→ Record extracts
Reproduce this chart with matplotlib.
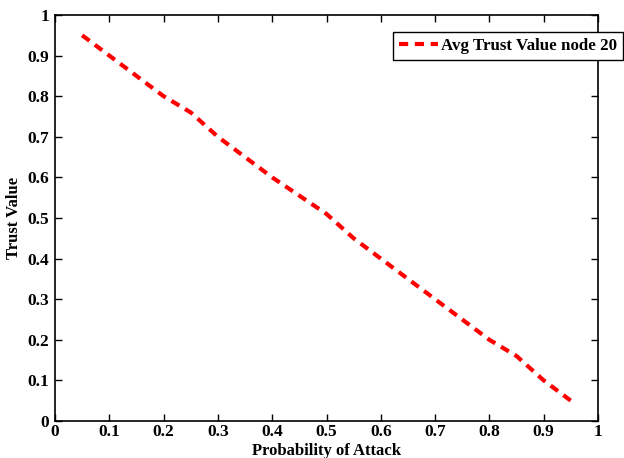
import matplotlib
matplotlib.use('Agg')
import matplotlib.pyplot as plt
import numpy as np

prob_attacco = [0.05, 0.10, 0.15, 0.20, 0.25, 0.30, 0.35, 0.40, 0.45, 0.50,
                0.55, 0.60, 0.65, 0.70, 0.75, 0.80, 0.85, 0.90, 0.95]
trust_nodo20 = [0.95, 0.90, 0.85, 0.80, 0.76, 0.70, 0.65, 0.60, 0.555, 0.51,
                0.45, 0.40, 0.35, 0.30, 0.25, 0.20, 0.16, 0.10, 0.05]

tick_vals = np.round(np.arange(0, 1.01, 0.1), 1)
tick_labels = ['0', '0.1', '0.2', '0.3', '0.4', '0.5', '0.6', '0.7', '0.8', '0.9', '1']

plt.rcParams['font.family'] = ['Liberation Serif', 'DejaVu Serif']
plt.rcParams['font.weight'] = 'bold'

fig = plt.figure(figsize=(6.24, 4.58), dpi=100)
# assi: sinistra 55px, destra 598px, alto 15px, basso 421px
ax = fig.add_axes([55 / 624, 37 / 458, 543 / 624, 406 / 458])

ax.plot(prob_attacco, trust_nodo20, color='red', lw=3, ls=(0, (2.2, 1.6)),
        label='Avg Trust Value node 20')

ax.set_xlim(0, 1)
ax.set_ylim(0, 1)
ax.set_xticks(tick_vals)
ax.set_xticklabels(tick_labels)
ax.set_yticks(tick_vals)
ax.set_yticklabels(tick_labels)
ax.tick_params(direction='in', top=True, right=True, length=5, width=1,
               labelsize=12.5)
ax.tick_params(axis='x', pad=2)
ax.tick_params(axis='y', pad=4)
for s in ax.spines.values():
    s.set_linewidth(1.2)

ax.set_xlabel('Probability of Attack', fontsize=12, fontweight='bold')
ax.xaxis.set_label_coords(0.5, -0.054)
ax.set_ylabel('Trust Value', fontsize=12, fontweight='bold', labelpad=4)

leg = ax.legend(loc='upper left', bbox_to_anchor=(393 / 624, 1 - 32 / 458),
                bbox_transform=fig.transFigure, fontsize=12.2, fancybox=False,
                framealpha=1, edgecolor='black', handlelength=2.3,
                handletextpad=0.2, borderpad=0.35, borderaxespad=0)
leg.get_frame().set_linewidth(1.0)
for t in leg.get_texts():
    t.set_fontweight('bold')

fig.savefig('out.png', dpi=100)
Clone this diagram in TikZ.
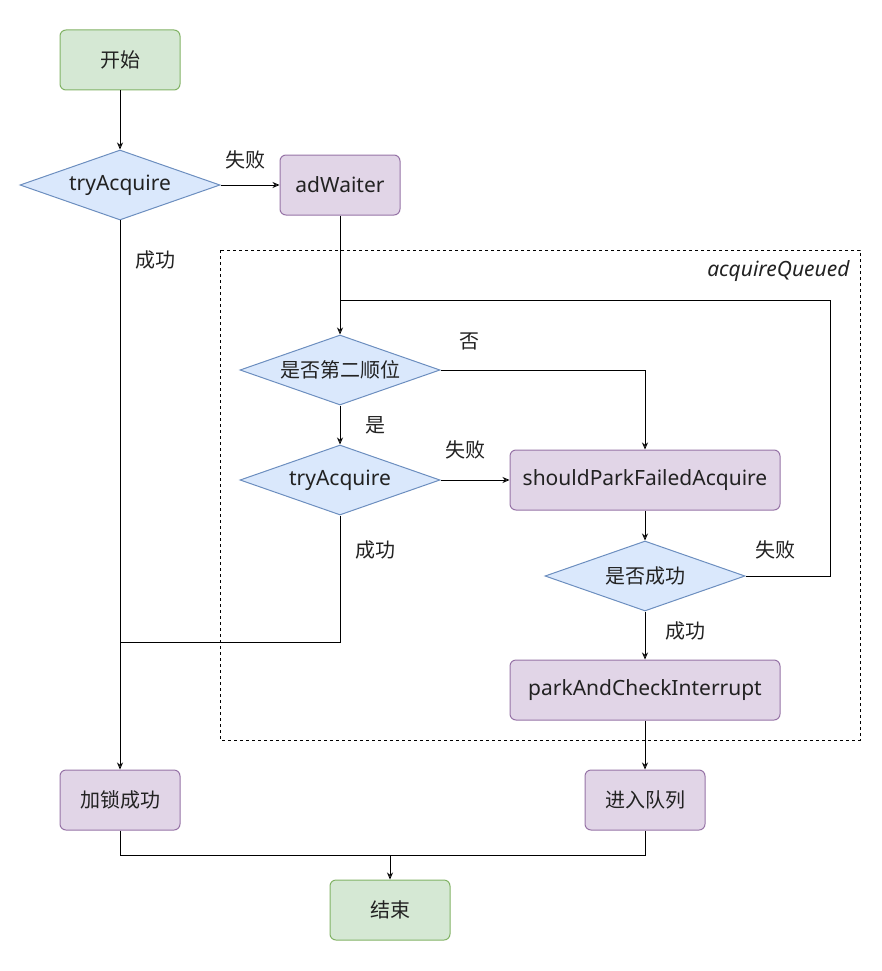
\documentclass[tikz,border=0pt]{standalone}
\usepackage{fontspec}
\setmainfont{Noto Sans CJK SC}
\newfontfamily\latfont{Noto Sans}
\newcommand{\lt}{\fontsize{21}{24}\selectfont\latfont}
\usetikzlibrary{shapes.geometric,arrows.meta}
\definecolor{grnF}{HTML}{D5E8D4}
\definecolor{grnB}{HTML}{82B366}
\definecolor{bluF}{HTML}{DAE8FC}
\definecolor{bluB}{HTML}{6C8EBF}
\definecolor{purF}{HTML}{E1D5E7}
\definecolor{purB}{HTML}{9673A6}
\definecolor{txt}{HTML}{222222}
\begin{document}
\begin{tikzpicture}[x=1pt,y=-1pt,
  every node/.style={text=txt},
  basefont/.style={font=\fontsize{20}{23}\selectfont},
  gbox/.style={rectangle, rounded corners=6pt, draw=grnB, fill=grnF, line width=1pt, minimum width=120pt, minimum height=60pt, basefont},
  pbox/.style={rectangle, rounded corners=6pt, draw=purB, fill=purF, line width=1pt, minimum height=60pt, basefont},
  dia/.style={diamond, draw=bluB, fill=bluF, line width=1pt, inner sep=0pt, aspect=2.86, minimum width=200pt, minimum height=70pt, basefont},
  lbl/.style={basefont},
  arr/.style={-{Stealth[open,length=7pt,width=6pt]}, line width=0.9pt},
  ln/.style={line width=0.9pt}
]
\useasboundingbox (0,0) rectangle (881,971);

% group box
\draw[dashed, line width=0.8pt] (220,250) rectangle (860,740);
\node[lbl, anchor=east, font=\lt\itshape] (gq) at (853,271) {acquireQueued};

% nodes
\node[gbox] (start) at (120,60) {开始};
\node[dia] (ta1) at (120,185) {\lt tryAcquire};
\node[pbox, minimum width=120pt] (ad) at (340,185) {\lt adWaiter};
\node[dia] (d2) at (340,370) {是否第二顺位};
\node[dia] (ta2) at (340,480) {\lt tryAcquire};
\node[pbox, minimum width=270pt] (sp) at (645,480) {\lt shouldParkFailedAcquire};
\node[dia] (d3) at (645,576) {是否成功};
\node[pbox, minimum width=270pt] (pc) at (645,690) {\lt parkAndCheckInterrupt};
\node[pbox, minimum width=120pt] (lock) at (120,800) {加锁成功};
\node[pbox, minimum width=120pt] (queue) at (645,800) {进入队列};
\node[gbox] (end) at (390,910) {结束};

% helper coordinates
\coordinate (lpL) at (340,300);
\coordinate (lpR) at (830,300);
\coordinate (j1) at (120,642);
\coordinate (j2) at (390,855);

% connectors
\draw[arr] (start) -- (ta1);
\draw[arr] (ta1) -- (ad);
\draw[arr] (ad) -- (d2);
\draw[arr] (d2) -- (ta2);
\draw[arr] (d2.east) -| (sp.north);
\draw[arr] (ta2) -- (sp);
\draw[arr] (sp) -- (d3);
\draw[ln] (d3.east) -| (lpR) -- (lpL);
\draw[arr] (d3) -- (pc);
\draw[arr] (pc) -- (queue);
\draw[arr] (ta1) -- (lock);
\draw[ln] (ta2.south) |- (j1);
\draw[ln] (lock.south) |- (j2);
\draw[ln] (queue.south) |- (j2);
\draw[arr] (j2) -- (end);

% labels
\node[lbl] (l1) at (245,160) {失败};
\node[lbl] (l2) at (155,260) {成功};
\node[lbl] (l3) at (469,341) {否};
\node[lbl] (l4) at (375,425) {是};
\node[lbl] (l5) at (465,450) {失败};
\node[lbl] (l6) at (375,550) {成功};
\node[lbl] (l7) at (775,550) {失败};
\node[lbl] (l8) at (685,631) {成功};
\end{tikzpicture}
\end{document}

→ Exercise
Return each line exactly as written. Any picture gets left out.

→ Answer to this problem
Reproduce this chart with matplotlib.
import matplotlib
matplotlib.use('Agg')
import matplotlib.pyplot as plt
import numpy as np

prob_attacco = [0.05, 0.10, 0.15, 0.20, 0.25, 0.30, 0.35, 0.40, 0.45, 0.50,
                0.55, 0.60, 0.65, 0.70, 0.75, 0.80, 0.85, 0.90, 0.95]
trust_nodo20 = [0.95, 0.90, 0.85, 0.80, 0.76, 0.70, 0.65, 0.60, 0.555, 0.51,
                0.45, 0.40, 0.35, 0.30, 0.25, 0.20, 0.16, 0.10, 0.05]

tick_vals = np.round(np.arange(0, 1.01, 0.1), 1)
tick_labels = ['0', '0.1', '0.2', '0.3', '0.4', '0.5', '0.6', '0.7', '0.8', '0.9', '1']

plt.rcParams['font.family'] = ['Liberation Serif', 'DejaVu Serif']
plt.rcParams['font.weight'] = 'bold'

fig = plt.figure(figsize=(6.24, 4.58), dpi=100)
# assi: sinistra 55px, destra 598px, alto 15px, basso 421px
ax = fig.add_axes([55 / 624, 37 / 458, 543 / 624, 406 / 458])

ax.plot(prob_attacco, trust_nodo20, color='red', lw=3, ls=(0, (2.2, 1.6)),
        label='Avg Trust Value node 20')

ax.set_xlim(0, 1)
ax.set_ylim(0, 1)
ax.set_xticks(tick_vals)
ax.set_xticklabels(tick_labels)
ax.set_yticks(tick_vals)
ax.set_yticklabels(tick_labels)
ax.tick_params(direction='in', top=True, right=True, length=5, width=1,
               labelsize=12.5)
ax.tick_params(axis='x', pad=2)
ax.tick_params(axis='y', pad=4)
for s in ax.spines.values():
    s.set_linewidth(1.2)

ax.set_xlabel('Probability of Attack', fontsize=12, fontweight='bold')
ax.xaxis.set_label_coords(0.5, -0.054)
ax.set_ylabel('Trust Value', fontsize=12, fontweight='bold', labelpad=4)

leg = ax.legend(loc='upper left', bbox_to_anchor=(393 / 624, 1 - 32 / 458),
                bbox_transform=fig.transFigure, fontsize=12.2, fancybox=False,
                framealpha=1, edgecolor='black', handlelength=2.3,
                handletextpad=0.2, borderpad=0.35, borderaxespad=0)
leg.get_frame().set_linewidth(1.0)
for t in leg.get_texts():
    t.set_fontweight('bold')

fig.savefig('out.png', dpi=100)
Clone this diagram in TikZ.
\documentclass[tikz,border=0pt]{standalone}
\usepackage{fontspec}
\setmainfont{Noto Sans CJK SC}
\newfontfamily\latfont{Noto Sans}
\newcommand{\lt}{\fontsize{21}{24}\selectfont\latfont}
\usetikzlibrary{shapes.geometric,arrows.meta}
\definecolor{grnF}{HTML}{D5E8D4}
\definecolor{grnB}{HTML}{82B366}
\definecolor{bluF}{HTML}{DAE8FC}
\definecolor{bluB}{HTML}{6C8EBF}
\definecolor{purF}{HTML}{E1D5E7}
\definecolor{purB}{HTML}{9673A6}
\definecolor{txt}{HTML}{222222}
\begin{document}
\begin{tikzpicture}[x=1pt,y=-1pt,
  every node/.style={text=txt},
  basefont/.style={font=\fontsize{20}{23}\selectfont},
  gbox/.style={rectangle, rounded corners=6pt, draw=grnB, fill=grnF, line width=1pt, minimum width=120pt, minimum height=60pt, basefont},
  pbox/.style={rectangle, rounded corners=6pt, draw=purB, fill=purF, line width=1pt, minimum height=60pt, basefont},
  dia/.style={diamond, draw=bluB, fill=bluF, line width=1pt, inner sep=0pt, aspect=2.86, minimum width=200pt, minimum height=70pt, basefont},
  lbl/.style={basefont},
  arr/.style={-{Stealth[open,length=7pt,width=6pt]}, line width=0.9pt},
  ln/.style={line width=0.9pt}
]
\useasboundingbox (0,0) rectangle (881,971);

% group box
\draw[dashed, line width=0.8pt] (220,250) rectangle (860,740);
\node[lbl, anchor=east, font=\lt\itshape] (gq) at (853,271) {acquireQueued};

% nodes
\node[gbox] (start) at (120,60) {开始};
\node[dia] (ta1) at (120,185) {\lt tryAcquire};
\node[pbox, minimum width=120pt] (ad) at (340,185) {\lt adWaiter};
\node[dia] (d2) at (340,370) {是否第二顺位};
\node[dia] (ta2) at (340,480) {\lt tryAcquire};
\node[pbox, minimum width=270pt] (sp) at (645,480) {\lt shouldParkFailedAcquire};
\node[dia] (d3) at (645,576) {是否成功};
\node[pbox, minimum width=270pt] (pc) at (645,690) {\lt parkAndCheckInterrupt};
\node[pbox, minimum width=120pt] (lock) at (120,800) {加锁成功};
\node[pbox, minimum width=120pt] (queue) at (645,800) {进入队列};
\node[gbox] (end) at (390,910) {结束};

% helper coordinates
\coordinate (lpL) at (340,300);
\coordinate (lpR) at (830,300);
\coordinate (j1) at (120,642);
\coordinate (j2) at (390,855);

% connectors
\draw[arr] (start) -- (ta1);
\draw[arr] (ta1) -- (ad);
\draw[arr] (ad) -- (d2);
\draw[arr] (d2) -- (ta2);
\draw[arr] (d2.east) -| (sp.north);
\draw[arr] (ta2) -- (sp);
\draw[arr] (sp) -- (d3);
\draw[ln] (d3.east) -| (lpR) -- (lpL);
\draw[arr] (d3) -- (pc);
\draw[arr] (pc) -- (queue);
\draw[arr] (ta1) -- (lock);
\draw[ln] (ta2.south) |- (j1);
\draw[ln] (lock.south) |- (j2);
\draw[ln] (queue.south) |- (j2);
\draw[arr] (j2) -- (end);

% labels
\node[lbl] (l1) at (245,160) {失败};
\node[lbl] (l2) at (155,260) {成功};
\node[lbl] (l3) at (469,341) {否};
\node[lbl] (l4) at (375,425) {是};
\node[lbl] (l5) at (465,450) {失败};
\node[lbl] (l6) at (375,550) {成功};
\node[lbl] (l7) at (775,550) {失败};
\node[lbl] (l8) at (685,631) {成功};
\end{tikzpicture}
\end{document}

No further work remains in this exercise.